In the entries below, the lines from the one with "Convert this chart" through the one with "import pandas as pd" are to be copied exactly; both ends count.

## SOURCE RECORDS
═══
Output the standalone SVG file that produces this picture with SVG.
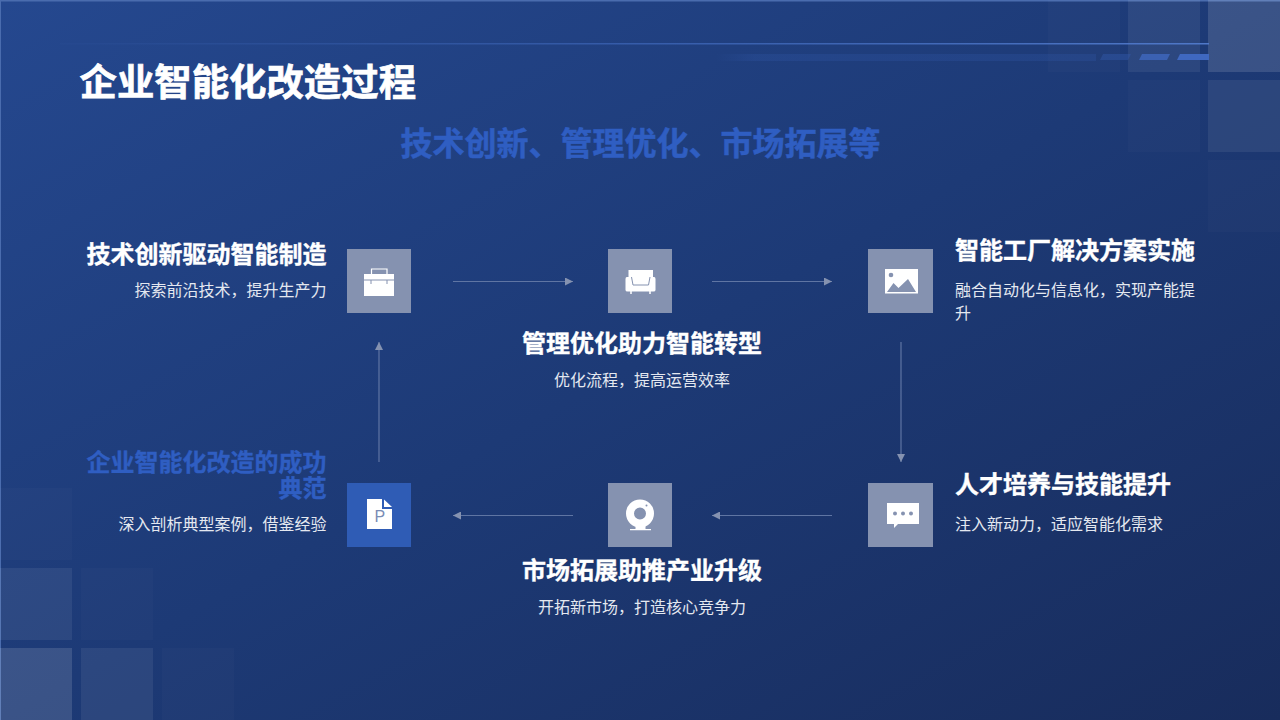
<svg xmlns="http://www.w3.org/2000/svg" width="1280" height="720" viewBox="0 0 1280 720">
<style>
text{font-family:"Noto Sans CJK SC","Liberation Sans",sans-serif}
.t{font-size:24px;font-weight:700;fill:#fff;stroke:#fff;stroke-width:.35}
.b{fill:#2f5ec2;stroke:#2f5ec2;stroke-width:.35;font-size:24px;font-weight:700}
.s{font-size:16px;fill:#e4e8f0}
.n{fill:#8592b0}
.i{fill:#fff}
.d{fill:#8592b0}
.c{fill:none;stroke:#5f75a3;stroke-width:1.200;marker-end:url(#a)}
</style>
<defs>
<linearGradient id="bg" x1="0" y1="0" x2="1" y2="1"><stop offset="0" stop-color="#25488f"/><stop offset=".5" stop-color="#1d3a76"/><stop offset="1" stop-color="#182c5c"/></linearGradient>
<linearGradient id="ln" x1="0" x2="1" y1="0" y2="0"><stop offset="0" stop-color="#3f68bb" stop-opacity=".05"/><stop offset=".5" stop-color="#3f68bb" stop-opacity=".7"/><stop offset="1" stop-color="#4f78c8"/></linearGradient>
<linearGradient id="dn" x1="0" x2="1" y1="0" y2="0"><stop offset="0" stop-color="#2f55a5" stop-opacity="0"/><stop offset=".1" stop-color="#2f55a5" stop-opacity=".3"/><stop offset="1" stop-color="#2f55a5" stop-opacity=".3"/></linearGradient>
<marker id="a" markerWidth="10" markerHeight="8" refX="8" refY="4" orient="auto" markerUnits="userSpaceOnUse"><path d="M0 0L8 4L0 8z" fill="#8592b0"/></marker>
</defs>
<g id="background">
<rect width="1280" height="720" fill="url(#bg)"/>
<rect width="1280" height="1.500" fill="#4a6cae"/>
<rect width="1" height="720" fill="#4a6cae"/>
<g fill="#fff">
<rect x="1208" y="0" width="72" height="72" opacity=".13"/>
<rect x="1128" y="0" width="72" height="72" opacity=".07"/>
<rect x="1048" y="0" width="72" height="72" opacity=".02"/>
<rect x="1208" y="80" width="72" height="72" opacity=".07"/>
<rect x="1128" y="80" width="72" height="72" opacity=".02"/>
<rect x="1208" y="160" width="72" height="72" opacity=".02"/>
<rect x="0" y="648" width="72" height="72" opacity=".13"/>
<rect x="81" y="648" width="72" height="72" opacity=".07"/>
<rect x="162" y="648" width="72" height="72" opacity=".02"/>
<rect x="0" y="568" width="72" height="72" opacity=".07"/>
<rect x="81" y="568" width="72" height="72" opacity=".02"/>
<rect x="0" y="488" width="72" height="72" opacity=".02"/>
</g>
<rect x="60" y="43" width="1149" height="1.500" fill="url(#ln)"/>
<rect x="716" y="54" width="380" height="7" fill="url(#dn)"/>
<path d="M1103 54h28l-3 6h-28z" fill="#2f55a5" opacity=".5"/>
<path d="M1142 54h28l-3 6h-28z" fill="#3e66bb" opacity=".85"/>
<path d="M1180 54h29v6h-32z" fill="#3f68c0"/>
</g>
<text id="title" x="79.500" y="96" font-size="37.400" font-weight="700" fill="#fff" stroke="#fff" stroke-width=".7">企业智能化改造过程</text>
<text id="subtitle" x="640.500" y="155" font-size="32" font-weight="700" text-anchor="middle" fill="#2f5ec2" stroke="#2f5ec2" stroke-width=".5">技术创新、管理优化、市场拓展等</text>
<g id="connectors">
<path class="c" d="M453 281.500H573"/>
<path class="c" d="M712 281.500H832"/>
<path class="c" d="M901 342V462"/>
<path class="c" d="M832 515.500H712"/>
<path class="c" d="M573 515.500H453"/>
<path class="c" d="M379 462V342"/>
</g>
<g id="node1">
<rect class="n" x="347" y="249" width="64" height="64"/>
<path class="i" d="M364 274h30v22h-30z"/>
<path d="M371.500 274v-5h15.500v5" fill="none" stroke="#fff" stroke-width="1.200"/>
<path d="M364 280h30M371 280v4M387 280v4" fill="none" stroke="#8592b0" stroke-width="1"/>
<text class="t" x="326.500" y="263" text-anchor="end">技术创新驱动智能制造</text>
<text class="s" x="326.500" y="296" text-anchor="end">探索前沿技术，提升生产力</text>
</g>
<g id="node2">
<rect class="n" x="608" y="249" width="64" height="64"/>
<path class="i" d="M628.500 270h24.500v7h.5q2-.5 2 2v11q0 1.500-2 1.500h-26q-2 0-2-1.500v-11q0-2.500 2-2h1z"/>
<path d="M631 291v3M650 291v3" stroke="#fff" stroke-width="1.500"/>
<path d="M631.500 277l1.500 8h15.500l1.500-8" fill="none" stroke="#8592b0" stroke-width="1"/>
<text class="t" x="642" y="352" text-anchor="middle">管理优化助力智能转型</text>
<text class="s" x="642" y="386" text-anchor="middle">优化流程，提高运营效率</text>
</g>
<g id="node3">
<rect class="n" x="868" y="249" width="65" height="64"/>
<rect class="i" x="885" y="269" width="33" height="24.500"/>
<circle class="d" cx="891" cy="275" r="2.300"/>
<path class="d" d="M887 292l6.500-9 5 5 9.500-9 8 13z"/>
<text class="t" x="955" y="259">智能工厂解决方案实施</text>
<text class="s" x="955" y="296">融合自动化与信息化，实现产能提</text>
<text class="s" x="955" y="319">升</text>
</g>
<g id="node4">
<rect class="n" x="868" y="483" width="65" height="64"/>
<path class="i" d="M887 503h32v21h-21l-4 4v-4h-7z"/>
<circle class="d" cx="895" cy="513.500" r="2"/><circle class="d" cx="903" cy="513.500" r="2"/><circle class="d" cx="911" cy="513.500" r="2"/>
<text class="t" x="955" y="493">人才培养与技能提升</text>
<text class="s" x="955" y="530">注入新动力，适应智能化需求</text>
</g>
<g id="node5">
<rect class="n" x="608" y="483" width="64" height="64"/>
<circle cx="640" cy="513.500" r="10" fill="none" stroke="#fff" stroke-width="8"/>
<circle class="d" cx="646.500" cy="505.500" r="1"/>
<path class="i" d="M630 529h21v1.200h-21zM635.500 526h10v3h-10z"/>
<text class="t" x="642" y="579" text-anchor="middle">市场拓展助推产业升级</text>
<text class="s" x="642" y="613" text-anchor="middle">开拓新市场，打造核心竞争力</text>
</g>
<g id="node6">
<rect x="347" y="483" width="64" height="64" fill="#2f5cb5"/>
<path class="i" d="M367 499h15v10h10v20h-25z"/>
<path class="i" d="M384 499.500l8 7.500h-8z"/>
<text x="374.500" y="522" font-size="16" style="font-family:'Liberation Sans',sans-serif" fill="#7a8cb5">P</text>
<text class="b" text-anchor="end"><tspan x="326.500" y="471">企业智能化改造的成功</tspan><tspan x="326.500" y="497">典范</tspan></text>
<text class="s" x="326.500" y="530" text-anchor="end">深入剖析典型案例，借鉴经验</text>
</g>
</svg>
═══
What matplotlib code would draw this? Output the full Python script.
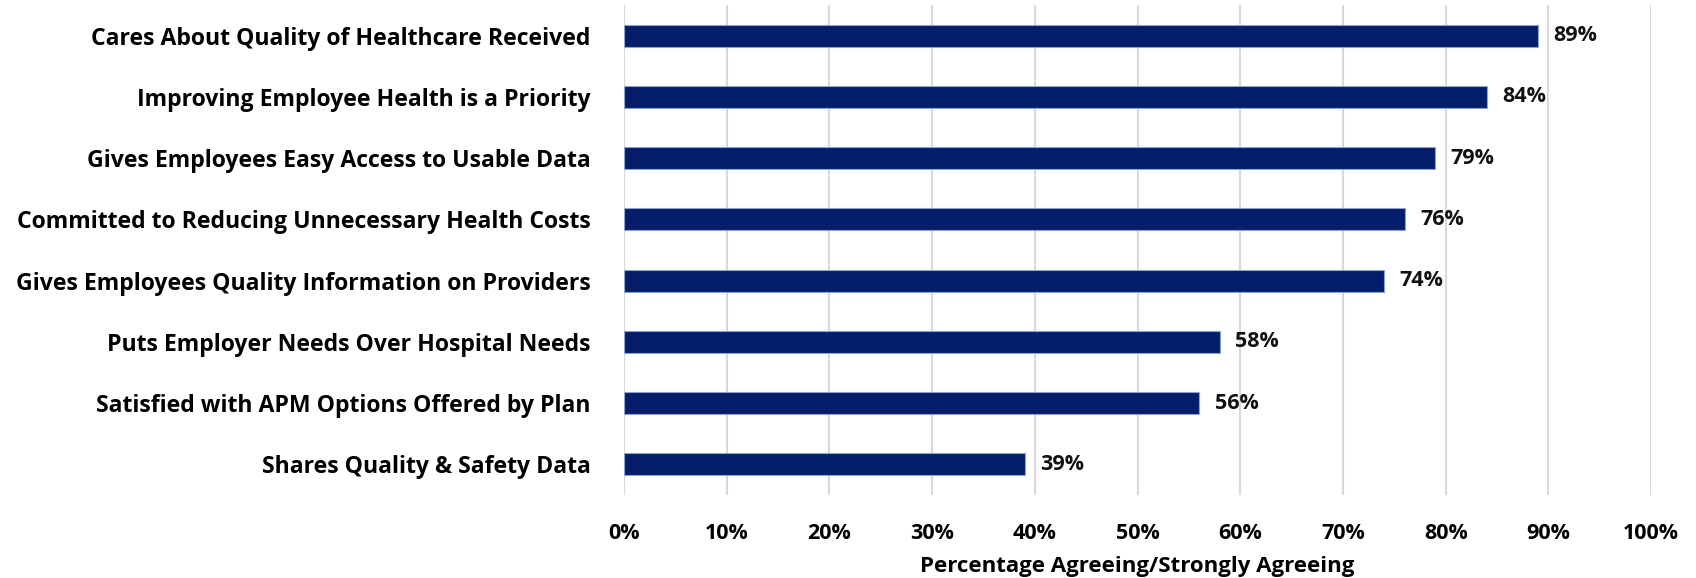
═══
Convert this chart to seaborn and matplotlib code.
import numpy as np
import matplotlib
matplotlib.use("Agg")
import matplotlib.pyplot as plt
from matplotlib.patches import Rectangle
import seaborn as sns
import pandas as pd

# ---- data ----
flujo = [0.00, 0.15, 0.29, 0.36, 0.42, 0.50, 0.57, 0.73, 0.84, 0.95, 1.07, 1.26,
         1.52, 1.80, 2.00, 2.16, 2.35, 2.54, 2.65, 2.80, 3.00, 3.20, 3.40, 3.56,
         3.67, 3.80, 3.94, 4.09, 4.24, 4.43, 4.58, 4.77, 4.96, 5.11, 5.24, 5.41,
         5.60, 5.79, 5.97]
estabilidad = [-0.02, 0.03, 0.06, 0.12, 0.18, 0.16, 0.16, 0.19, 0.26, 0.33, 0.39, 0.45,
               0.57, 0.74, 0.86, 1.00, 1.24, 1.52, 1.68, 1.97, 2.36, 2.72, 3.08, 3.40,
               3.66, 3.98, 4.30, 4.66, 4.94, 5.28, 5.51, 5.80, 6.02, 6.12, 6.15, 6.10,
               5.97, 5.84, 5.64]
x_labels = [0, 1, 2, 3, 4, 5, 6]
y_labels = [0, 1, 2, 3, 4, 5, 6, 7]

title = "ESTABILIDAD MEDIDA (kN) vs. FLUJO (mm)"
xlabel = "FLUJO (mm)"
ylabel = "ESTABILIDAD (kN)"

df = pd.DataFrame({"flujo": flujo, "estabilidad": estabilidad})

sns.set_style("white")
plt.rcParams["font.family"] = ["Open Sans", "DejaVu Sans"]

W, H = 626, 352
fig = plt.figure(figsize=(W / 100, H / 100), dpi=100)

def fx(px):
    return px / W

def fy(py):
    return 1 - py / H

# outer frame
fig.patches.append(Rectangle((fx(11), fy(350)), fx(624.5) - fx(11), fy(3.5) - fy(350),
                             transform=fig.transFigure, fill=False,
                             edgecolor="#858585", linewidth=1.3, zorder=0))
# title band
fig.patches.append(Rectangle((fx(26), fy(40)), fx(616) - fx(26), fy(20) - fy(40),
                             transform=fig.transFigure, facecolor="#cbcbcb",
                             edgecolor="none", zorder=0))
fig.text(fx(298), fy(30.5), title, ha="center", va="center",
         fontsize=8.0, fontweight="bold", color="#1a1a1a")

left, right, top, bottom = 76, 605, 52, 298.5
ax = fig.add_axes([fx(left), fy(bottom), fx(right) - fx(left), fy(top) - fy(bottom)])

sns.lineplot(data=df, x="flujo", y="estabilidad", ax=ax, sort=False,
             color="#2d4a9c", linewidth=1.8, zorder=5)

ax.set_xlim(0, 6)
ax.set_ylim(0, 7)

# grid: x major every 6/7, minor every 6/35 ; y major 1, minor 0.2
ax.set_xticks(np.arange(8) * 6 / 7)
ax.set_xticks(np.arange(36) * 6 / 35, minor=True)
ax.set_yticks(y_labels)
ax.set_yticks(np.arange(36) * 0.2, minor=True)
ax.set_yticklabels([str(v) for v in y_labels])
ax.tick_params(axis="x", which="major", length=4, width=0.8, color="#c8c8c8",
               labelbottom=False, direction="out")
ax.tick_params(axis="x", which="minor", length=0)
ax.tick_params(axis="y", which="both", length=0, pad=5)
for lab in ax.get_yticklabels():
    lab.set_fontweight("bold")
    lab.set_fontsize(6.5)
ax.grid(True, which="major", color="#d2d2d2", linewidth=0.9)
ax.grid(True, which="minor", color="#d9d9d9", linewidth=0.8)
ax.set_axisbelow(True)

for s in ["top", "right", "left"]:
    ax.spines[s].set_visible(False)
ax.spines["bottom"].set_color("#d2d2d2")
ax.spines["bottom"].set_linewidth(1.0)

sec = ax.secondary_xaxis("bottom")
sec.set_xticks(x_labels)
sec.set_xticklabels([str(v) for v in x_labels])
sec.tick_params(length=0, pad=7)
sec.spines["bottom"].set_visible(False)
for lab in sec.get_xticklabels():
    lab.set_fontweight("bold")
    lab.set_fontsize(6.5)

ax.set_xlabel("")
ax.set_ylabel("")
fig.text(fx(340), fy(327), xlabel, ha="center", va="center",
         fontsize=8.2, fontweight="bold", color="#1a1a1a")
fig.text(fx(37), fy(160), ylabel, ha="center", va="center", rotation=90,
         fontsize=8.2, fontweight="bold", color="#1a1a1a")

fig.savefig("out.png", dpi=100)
═══
## WRITTEN REPLY
Convert this chart to seaborn and matplotlib code.
import numpy as np
import matplotlib
matplotlib.use("Agg")
import matplotlib.pyplot as plt
from matplotlib.patches import Rectangle
import seaborn as sns
import pandas as pd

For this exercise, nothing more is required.